» **What needs to be done**
Go through the records below from the first line and print each one exactly, stopping after the line that contains "const respondents = [10, 11, 34, 15, 28, 1]". Do not print pictures or anything past that line.

Data items:
▬▬▬▬▬▬

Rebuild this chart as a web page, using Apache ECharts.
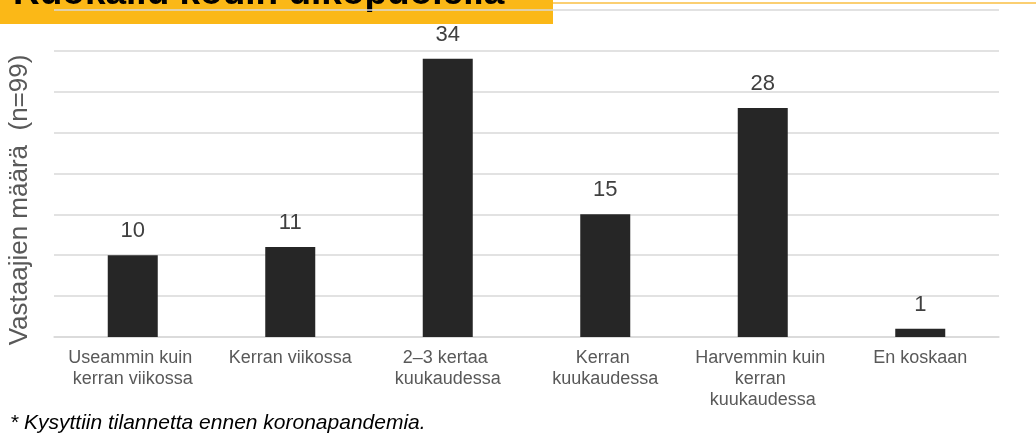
<!DOCTYPE html>
<html>
<head>
<meta charset="utf-8">
<script src="https://cdn.jsdelivr.net/npm/echarts@6/dist/echarts.min.js"></script>
<style>
  html, body { margin: 0; padding: 0; background: #fff; }
  #chart { width: 1036px; height: 442px; }
</style>
</head>
<body>
<div id="chart"></div>
<script>
// data
const categories = [
  'Useammin kuin kerran viikossa',
  'Kerran viikossa',
  '2–3 kertaa kuukaudessa',
  'Kerran kuukaudessa',
  'Harvemmin kuin kerran kuukaudessa',
  'En koskaan'
]
const respondents = [10, 11, 34, 15, 28, 1]

const titleText = 'Ruokailu kodin ulkopuolella'
const yName = 'Vastaajien määrä  (n=99)'
const footnote = '* Kysyttiin tilannetta ennen koronapandemia.'

const font = '"Liberation Sans", Arial, sans-serif'

const chart = echarts.init(document.getElementById('chart'))

const option = {
  backgroundColor: '#fff',
  animation: false,
  grid: { left: 54, right: 37, top: 9.7, bottom: 105 },
  xAxis: {
    type: 'category',
    data: categories,
    axisLine: { lineStyle: { color: '#d9d9d9', width: 1.5 } },
    axisTick: { show: false },
    axisLabel: {
      color: '#595959',
      fontFamily: font,
      fontSize: 18,
      lineHeight: 21,
      margin: 11,
      interval: 0,
      width: 150,
      overflow: 'break'
    }
  },
  yAxis: {
    type: 'value',
    min: 0,
    max: 40,
    interval: 5,
    axisLabel: { show: false },
    axisLine: { show: false },
    axisTick: { show: false },
    splitLine: { lineStyle: { color: '#d9d9d9', width: 1.5 } }
  },
  series: [{
    type: 'bar',
    data: respondents,
    barWidth: 50,
    itemStyle: { color: '#262626' },
    label: {
      show: true,
      position: 'top',
      distance: 13,
      color: '#404040',
      fontFamily: font,
      fontSize: 22
    }
  }],
  graphic: [
    // orange title banner, cut off at the top, sits under the grid lines
    { type: 'rect', z: -10, shape: { x: 0, y: 0, width: 553, height: 24 }, style: { fill: '#fbb817' } },
    { type: 'rect', z: -10, shape: { x: 553, y: 2, width: 483, height: 2 }, style: { fill: '#fbcf72' } },
    {
      type: 'text', z: -5, x: 13, y: -6,
      style: { text: titleText, fill: '#000', font: 'bold 37px ' + font, verticalAlign: 'middle' }
    },
    {
      type: 'text', x: 20, y: 200, rotation: Math.PI / 2,
      style: {
        text: yName, fill: '#595959', fontFamily: font, fontSize: 26,
        align: 'center', verticalAlign: 'middle'
      }
    },
    {
      type: 'text', x: 10, y: 423,
      style: { text: footnote, fill: '#000', font: 'italic 21px ' + font, verticalAlign: 'middle' }
    }
  ]
}

chart.setOption(option)
</script>
</body>
</html>
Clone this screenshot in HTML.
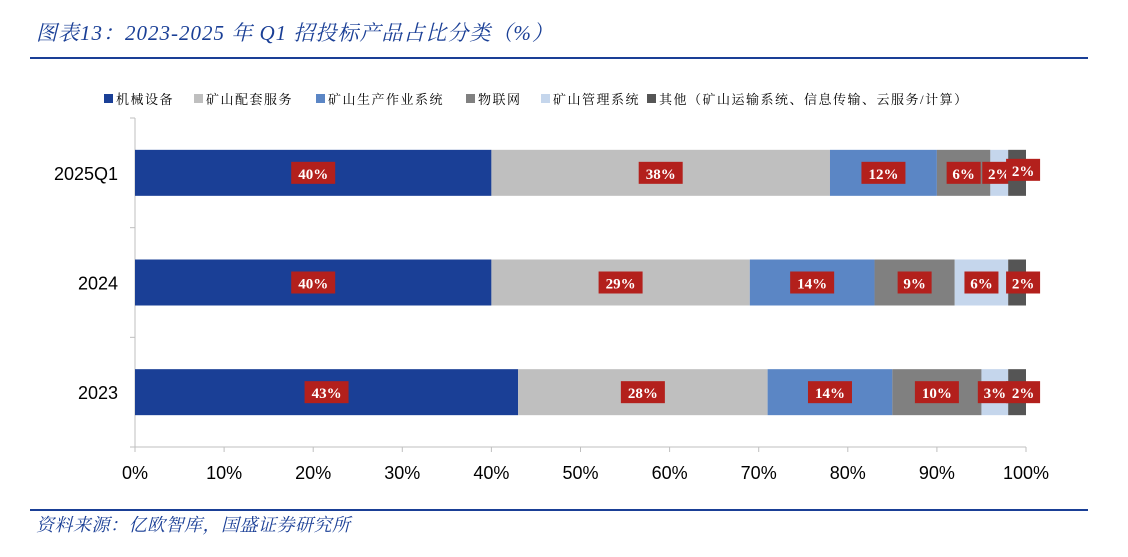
<!DOCTYPE html>
<html><head><meta charset="utf-8">
<style>
body{margin:0;background:#fff;width:1128px;height:552px;overflow:hidden;font-family:"Liberation Serif","Noto Serif CJK SC",serif;}
svg text{font-family:"Liberation Serif","Noto Serif CJK SC",serif;}
svg text.sans{font-family:"Liberation Sans","Noto Sans CJK SC",sans-serif;}
</style></head><body>
<svg id="chart" width="1128" height="552" xmlns="http://www.w3.org/2000/svg">
<text x="36" y="40" font-size="21" font-style="italic" letter-spacing="1" fill="#1a3f96">图表13：2023-2025 年 Q1 招投标产品占比分类（%）</text>
<line x1="30" y1="58" x2="1088" y2="58" stroke="#1a3f96" stroke-width="2"/>
<g id="legend"></g>
<g id="plot"></g>
<line x1="30" y1="510" x2="1088" y2="510" stroke="#1a3f96" stroke-width="2"/>
<text x="36" y="531" font-size="18" font-style="italic" letter-spacing="0.5" fill="#1a3f96">资料来源：亿欧智库，国盛证券研究所</text>
</svg>
<script>
const categories=["2025Q1","2024","2023"];
const seriesNames=["机械设备","矿山配套服务","矿山生产作业系统","物联网","矿山管理系统","其他（矿山运输系统、信息传输、云服务/计算）"];
const s1=[40,40,43];
const s2=[38,29,28];
const s3=[12,14,14];
const s4=[6,9,10];
const s5=[2,6,3];
const s6=[2,2,2];
const xTicks=[0,10,20,30,40,50,60,70,80,90,100];
const series=[s1,s2,s3,s4,s5,s6];
const colors=["#1a3f96","#bfbfbf","#5b86c5","#808080","#c5d6ec","#555555"];
const NS="http://www.w3.org/2000/svg";
const plot=document.getElementById('plot'),legend=document.getElementById('legend');
const x0=135,x1=1026,yTop=118,yBot=447;
const xs=v=>x0+(x1-x0)*v/100;
const band=(yBot-yTop)/categories.length;
const yc=i=>yTop+band*(i+0.5);
function mk(tag,attrs,parent){const e=document.createElementNS(NS,tag);for(const k in attrs)e.setAttribute(k,attrs[k]);parent.appendChild(e);return e;}
let ax=mk('line',{x1:x0,y1:yTop,x2:x0,y2:yBot,stroke:'#bfbfbf','stroke-width':1},plot);


let bx=mk('line',{x1:x0,y1:yBot,x2:x1,y2:yBot,stroke:'#bfbfbf','stroke-width':1},plot);


for(let i=0;i<=categories.length;i++){const y=yTop+band*i;const t=mk('line',{x1:x0-5,y1:y,x2:x0,y2:y,stroke:'#bfbfbf'},plot);

}
xTicks.forEach(v=>{const t=mk('line',{x1:xs(v),y1:yBot,x2:xs(v),y2:yBot+5,stroke:'#bfbfbf'},plot);


const l=mk('text',{x:xs(v),y:479,'font-size':18,'text-anchor':'middle',fill:'#000',class:'sans'},plot);l.textContent=v+'%';

});
categories.forEach((c,i)=>{const l=mk('text',{x:118,y:yc(i)+7,'font-size':18,'text-anchor':'end',fill:'#000',class:'sans'},plot);l.textContent=c;


let cum=0;const bh=46;
series.forEach((s,k)=>{const v=s[i];const r=mk('rect',{x:xs(cum),y:yc(i)-bh/2,width:xs(cum+v)-xs(cum),height:bh,fill:colors[k]},plot);


let cx=(xs(cum)+xs(cum+v))/2;if(k===5&&v<4)cx+=6;
const w=v>=10?44:34;
const bg=mk('rect',{x:cx-w/2,y:yc(i)-11-(k===5&&i===0?3:0),width:w,height:22,fill:'#b3201c'},plot);


const tx=mk('text',{x:cx,y:yc(i)+6-(k===5&&i===0?3:0),'font-size':15,'font-weight':'bold','text-anchor':'middle',fill:'#fff'},plot);tx.textContent=v+'%';


cum+=v;});});
const lx=[104,194,316,466,541,647];
seriesNames.forEach((n,k)=>{const r=mk('rect',{x:lx[k],y:94,width:9,height:9,fill:colors[k]},legend);


const t=mk('text',{x:lx[k]+12,y:104,'font-size':13,'letter-spacing':1.5,fill:'#000'},legend);t.textContent=n;

});
</script>
</body></html>
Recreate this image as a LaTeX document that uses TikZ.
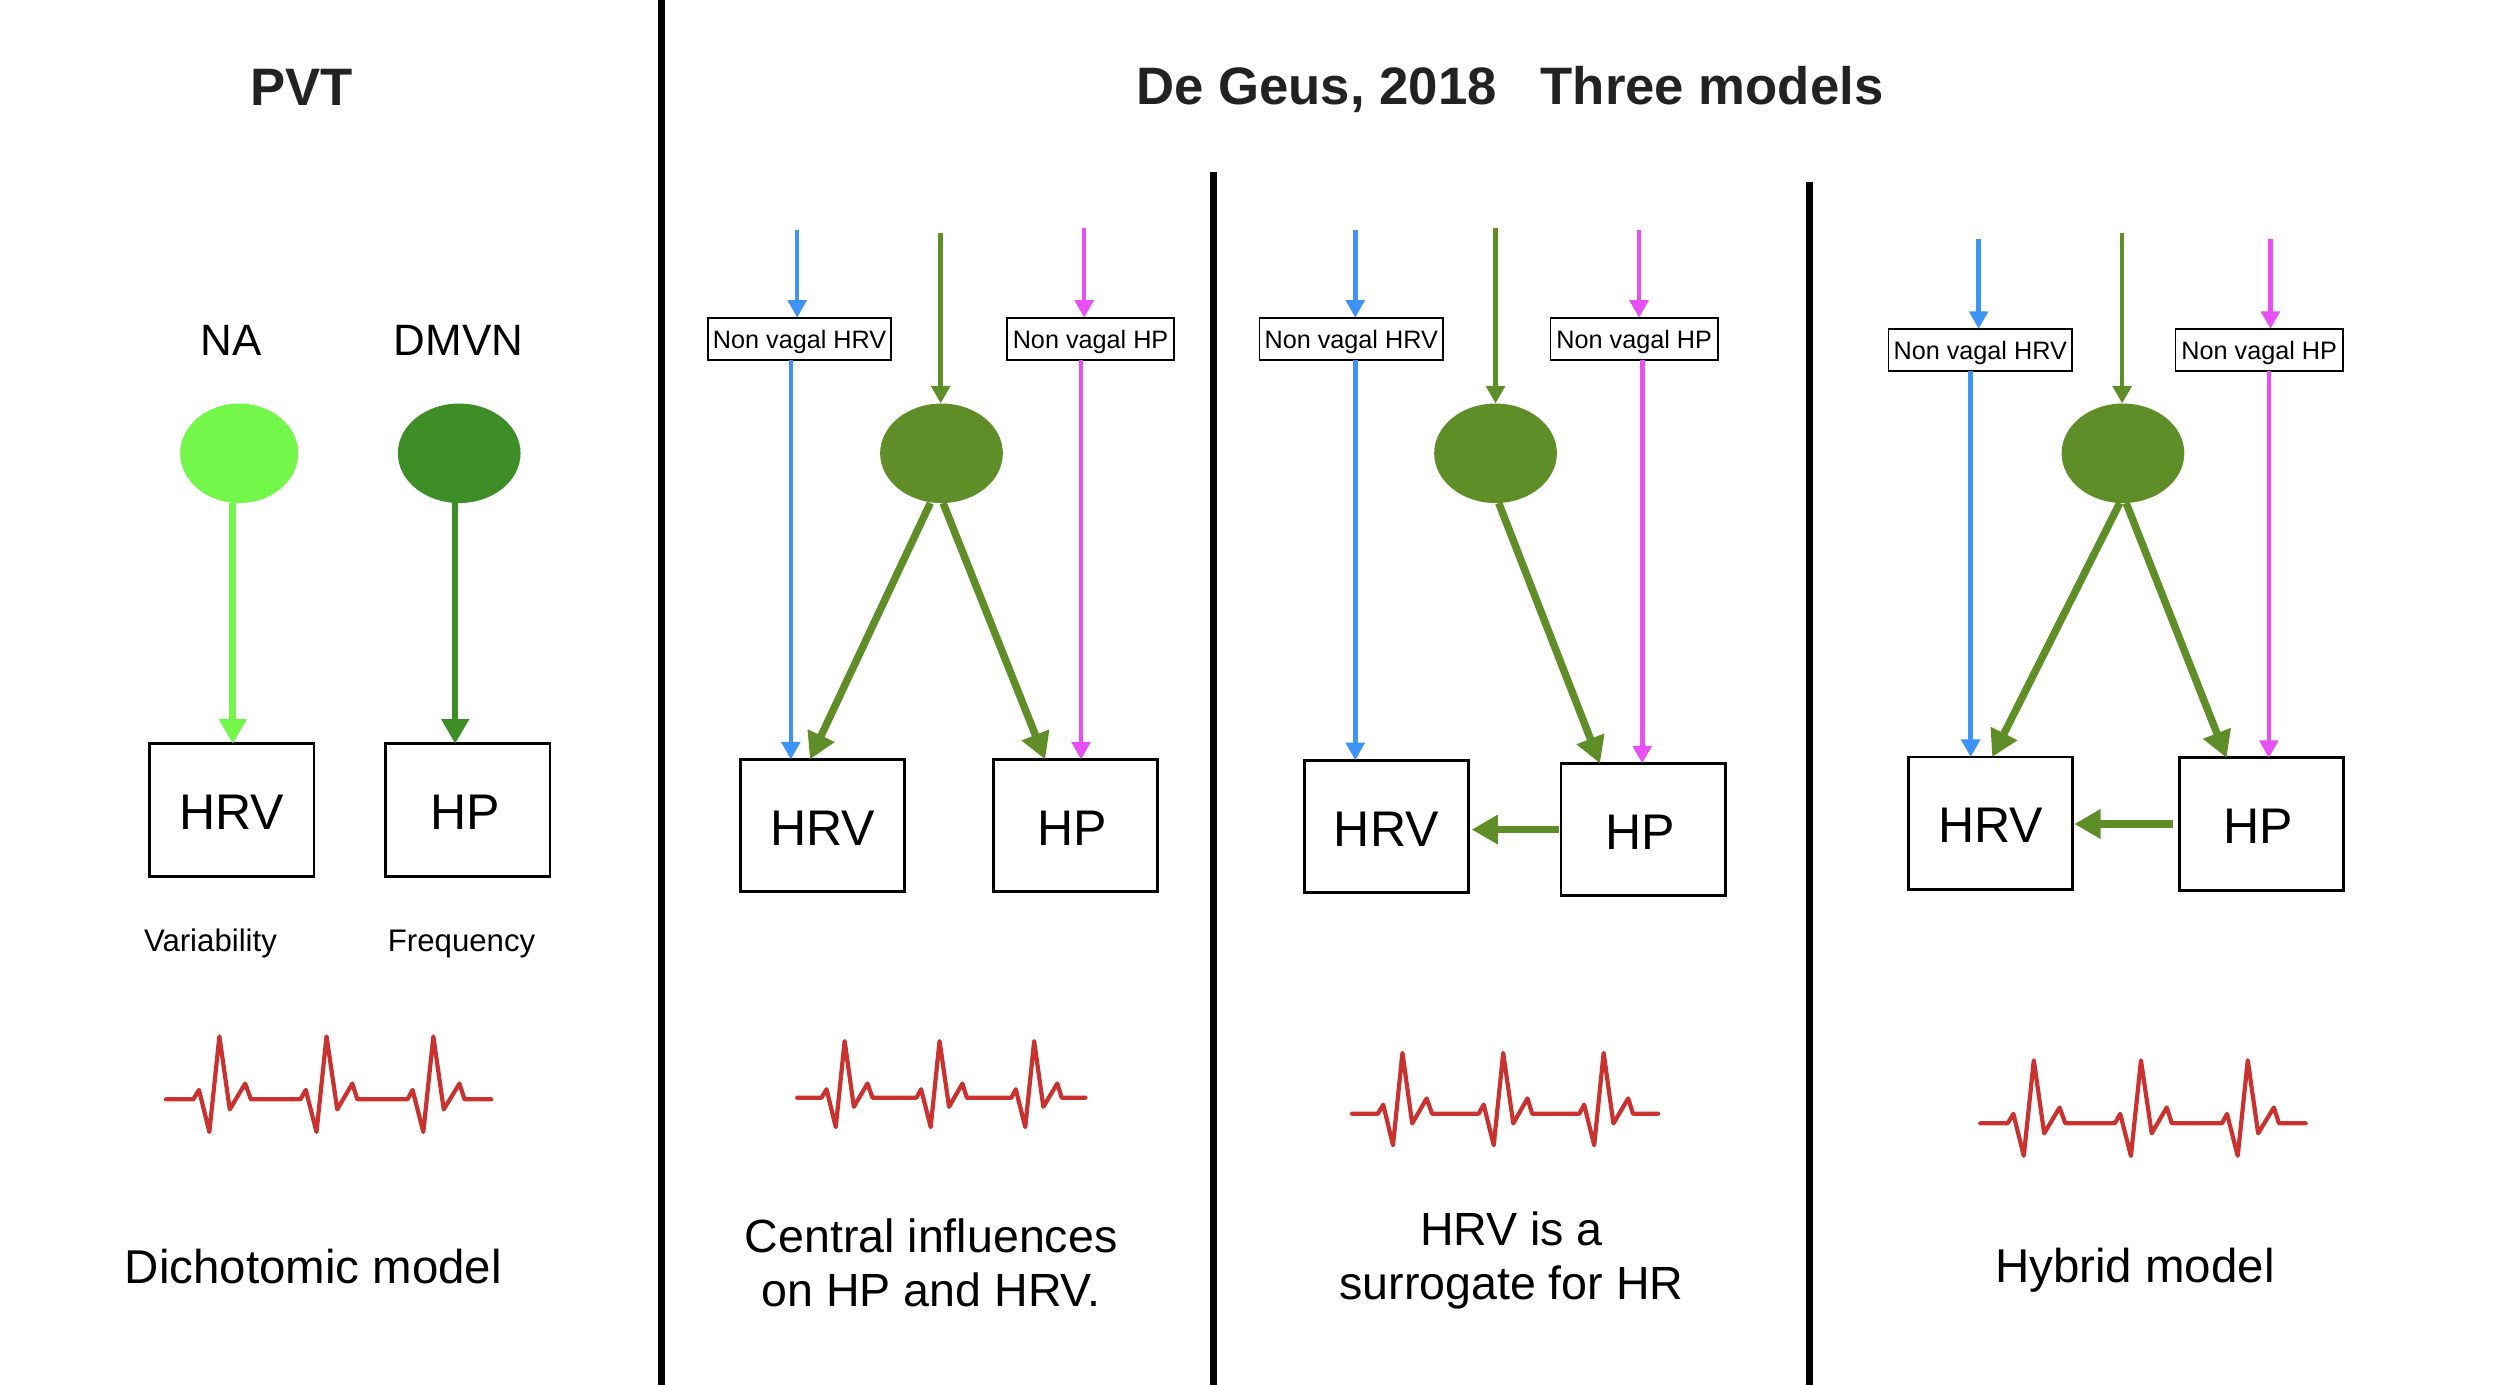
\documentclass[tikz,border=0pt]{standalone}
\usepackage{fontspec}
\setmainfont{Liberation Sans}
\usetikzlibrary{arrows.meta,shapes.geometric,calc}
\definecolor{cblue}{HTML}{3D94F6}
\definecolor{cgreen}{HTML}{5F8D27}
\definecolor{cmag}{HTML}{E84FF5}
\definecolor{cred}{HTML}{C9322E}
\definecolor{cna}{HTML}{72F74A}
\definecolor{cdm}{HTML}{3E8E28}
\definecolor{ctitle}{HTML}{222222}
\newcommand{\hpl}{HP\kern7pt}
\tikzset{
  hbox/.style={draw=black,line width=3.2pt,minimum width=6.569cm,minimum height=5.293cm,inner sep=0pt,outer sep=0pt,text height=45pt,text depth=0pt,font=\fontsize{57}{60}\selectfont},
  nvbox/.style={draw=black,line width=2pt,minimum height=1.69cm,inner sep=0pt,outer sep=0pt,text height=27pt,font=\fontsize{28.7}{30}\selectfont},
  nvlong/.style={nvbox,minimum width=7.334cm},
  nvshort/.style={nvbox,minimum width=6.696cm},
  blob/.style={ellipse,fill=#1,draw=none,minimum width=4.91cm,minimum height=3.98cm,inner sep=0pt,outer sep=0pt},
  thinarrow/.style={draw=#1,line width=5.2pt,-{Triangle[length=20pt,width=21pt,fill=#1]}},
  fatarrow/.style={draw=#1,line width=8.5pt,-{Triangle[length=30pt,width=32pt,fill=#1]}},
  pvtarrow/.style={draw=#1,line width=7.5pt,-{Triangle[length=28pt,width=30pt,fill=#1]}},
  panelsep/.style={draw=black,line width=7.5pt},
  ttl/.style={font=\fontsize{60}{62}\selectfont\bfseries,text=ctitle,inner sep=0pt},
  bigtxt/.style={font=\fontsize{50}{54}\selectfont,inner sep=0pt},
  smalltxt/.style={font=\fontsize{35.5}{38}\selectfont,inner sep=0pt},
  captxt/.style={font=\fontsize{53}{62}\selectfont,align=center,inner sep=0pt},
  ecgline/.style={draw=cred,line width=4.8pt,line join=round,line cap=round}
}
\newcommand{\ecgtrace}[4]{%
  \draw[ecgline,shift={(#1,#2)},xscale=#3,yscale=-#4]
   (0,0) -- (82,0) -- (99,28) -- (130,-97) -- (160,187) -- (191,-30) -- (237,47) -- (254,0)
   -- (402,0) -- (418,28) -- (450,-97) -- (480,187) -- (512,-30) -- (557,47) -- (572,0)
   -- (722,0) -- (737,28) -- (769,-97) -- (799,187) -- (830,-30) -- (877,47) -- (892,0) -- (972,0);}
\begin{document}
\begin{tikzpicture}[x=0.0637755cm,y=-0.0637755cm]
\useasboundingbox (0,0) rectangle (1568,868.67);
% separators
\coordinate (s1t) at (415,0); \coordinate (s1b) at (415,869);
\coordinate (s2t) at (761,108); \coordinate (s2b) at (761,869);
\coordinate (s3t) at (1135,114); \coordinate (s3b) at (1135,869);
\draw[panelsep] (s1t) -- (s1b);
\draw[panelsep] (s2t) -- (s2b);
\draw[panelsep] (s3t) -- (s3b);
% titles
\node[ttl] (t1) at (189,54.5) {PVT};
\node[ttl] (t2) at (947,56) {De Geus, 2018\ \ \ Three models};
% panel 1
\node[bigtxt] (na) at (145,213.5) {NA};
\node[bigtxt] (dmvn) at (287.5,213.5) {DMVN};
\node[blob=cna,minimum width=4.72cm] (e1a) at (150,284.3) {};
\node[blob=cdm] (e1b) at (288,284.3) {};
\node[hbox] (hrv1) at (145.5,508) {HRV};
\node[hbox] (hp1) at (293.5,508) {\hpl};
\coordinate (a1) at (146,315); \coordinate (a2) at (285.5,315);
\draw[pvtarrow=cna] (a1 |- e1a.south) -- (a1 |- hrv1.north);
\draw[pvtarrow=cdm] (a2 |- e1b.south) -- (a2 |- hp1.north);
\node[smalltxt] (var) at (132,592) {Variability};
\node[smalltxt] (freq) at (289.5,592) {Frequency};
\ecgtrace{104}{689.5}{0.21}{0.211}
\node[captxt,font=\fontsize{54}{62}\selectfont] (c1) at (196.5,794.5) {Dichotomic model};
% panel 2
\node[nvlong] (nvA2) at (501.5,212.5) {Non vagal HRV};
\node[nvshort] (nvB2) at (684,212.5) {Non vagal HP};
\node[blob=cgreen] (e2) at (590.5,284.3) {};
\node[hbox] (hrv2) at (516,517.8) {HRV};
\node[hbox] (hp2) at (674.5,517.8) {\hpl};
\coordinate (bt2) at (500,144); \coordinate (gt2) at (590,146); \coordinate (mt2) at (680,143);
\coordinate (bl2) at (496,0); \coordinate (ml2) at (678,0);
\draw[thinarrow=cblue] (bt2) -- (bt2 |- nvA2.north);
\draw[thinarrow=cgreen] (gt2) -- (gt2 |- e2.north);
\draw[thinarrow=cmag] (mt2) -- (mt2 |- nvB2.north);
\draw[thinarrow=cblue] (bl2 |- nvA2.south) -- (bl2 |- hrv2.north);
\draw[thinarrow=cmag] (ml2 |- nvB2.south) -- (ml2 |- hp2.north);
\draw[fatarrow=cgreen] ($(e2.south)+(-7,0)$) -- ($(hrv2.north)+(-8,0)$);
\draw[fatarrow=cgreen] ($(e2.south)+(1,0)$) -- ($(hp2.north)+(-19,0)$);
\ecgtrace{500}{688.5}{0.186}{0.19}
\node[captxt] (c2) at (584,792) {Central influences\\on HP and HRV.};
% panel 3
\node[nvlong] (nvA3) at (847.5,212.5) {Non vagal HRV};
\node[nvshort] (nvB3) at (1025,212.5) {Non vagal HP};
\node[blob=cgreen] (e3) at (938,284.3) {};
\node[hbox] (hrv3) at (869.5,518.3) {HRV};
\node[hbox] (hp3) at (1030.5,520.3) {\hpl};
\coordinate (bt3) at (850,144); \coordinate (gt3) at (938,143); \coordinate (mt3) at (1028,144);
\coordinate (bl3) at (850,0); \coordinate (ml3) at (1030,0);
\draw[thinarrow=cblue] (bt3) -- (bt3 |- nvA3.north);
\draw[thinarrow=cgreen] (gt3) -- (gt3 |- e3.north);
\draw[thinarrow=cmag] (mt3) -- (mt3 |- nvB3.north);
\draw[thinarrow=cblue] (bl3 |- nvA3.south) -- (bl3 |- hrv3.north);
\draw[thinarrow=cmag] (ml3 |- nvB3.south) -- (ml3 |- hp3.north);
\draw[fatarrow=cgreen] ($(e3.south)+(2,0)$) -- ($(hp3.north)+(-27,0)$);
\draw[fatarrow=cgreen] ($(hp3.west)+(-1,0)$) -- ($(hrv3.east)+(2,2)$);
\ecgtrace{848}{698.5}{0.1975}{0.204}
\node[captxt] (c3) at (948,790.5) {HRV is a\\surrogate for HR};
% panel 4
\node[nvlong] (nvA4) at (1242,219.5) {Non vagal HRV};
\node[nvshort] (nvB4) at (1417,219.5) {Non vagal HP};
\node[blob=cgreen] (e4) at (1331.5,284.3) {};
\node[hbox] (hrv4) at (1248.5,516.3) {HRV};
\node[hbox] (hp4) at (1418.5,516.8) {\hpl};
\coordinate (bt4) at (1241,150); \coordinate (gt4) at (1331,146); \coordinate (mt4) at (1424,150);
\coordinate (bl4) at (1236,0); \coordinate (ml4) at (1423,0);
\draw[thinarrow=cblue] (bt4) -- (bt4 |- nvA4.north);
\draw[thinarrow=cgreen] (gt4) -- (gt4 |- e4.north);
\draw[thinarrow=cmag] (mt4) -- (mt4 |- nvB4.north);
\draw[thinarrow=cblue] (bl4 |- nvA4.south) -- (bl4 |- hrv4.north);
\draw[thinarrow=cmag] (ml4 |- nvB4.south) -- (ml4 |- hp4.north);
\draw[fatarrow=cgreen] ($(e4.south)+(-2,0)$) -- ($(hrv4.north)+(1,0)$);
\draw[fatarrow=cgreen] ($(e4.south)+(2,0)$) -- ($(hp4.north)+(-22,0)$);
\draw[fatarrow=cgreen] ($(hp4.west)+(-4,0)$) -- ($(hrv4.east)+(1,0.5)$);
\ecgtrace{1242}{704.5}{0.21}{0.211}
\node[captxt,font=\fontsize{54}{62}\selectfont] (c4) at (1339,796.5) {Hybrid model};
\end{tikzpicture}
\end{document}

▬▬▬▬▬▬

» **Solution to this task**
Rebuild this chart as a web page, using Apache ECharts.
<!DOCTYPE html>
<html>
<head>
<meta charset="utf-8">
<script src="https://cdn.jsdelivr.net/npm/echarts@6/dist/echarts.min.js"></script>
<style>
  html, body { margin: 0; padding: 0; background: #fff; }
  #chart { width: 1036px; height: 442px; }
</style>
</head>
<body>
<div id="chart"></div>
<script>
// data
const categories = [
  'Useammin kuin kerran viikossa',
  'Kerran viikossa',
  '2–3 kertaa kuukaudessa',
  'Kerran kuukaudessa',
  'Harvemmin kuin kerran kuukaudessa',
  'En koskaan'
]
const respondents = [10, 11, 34, 15, 28, 1]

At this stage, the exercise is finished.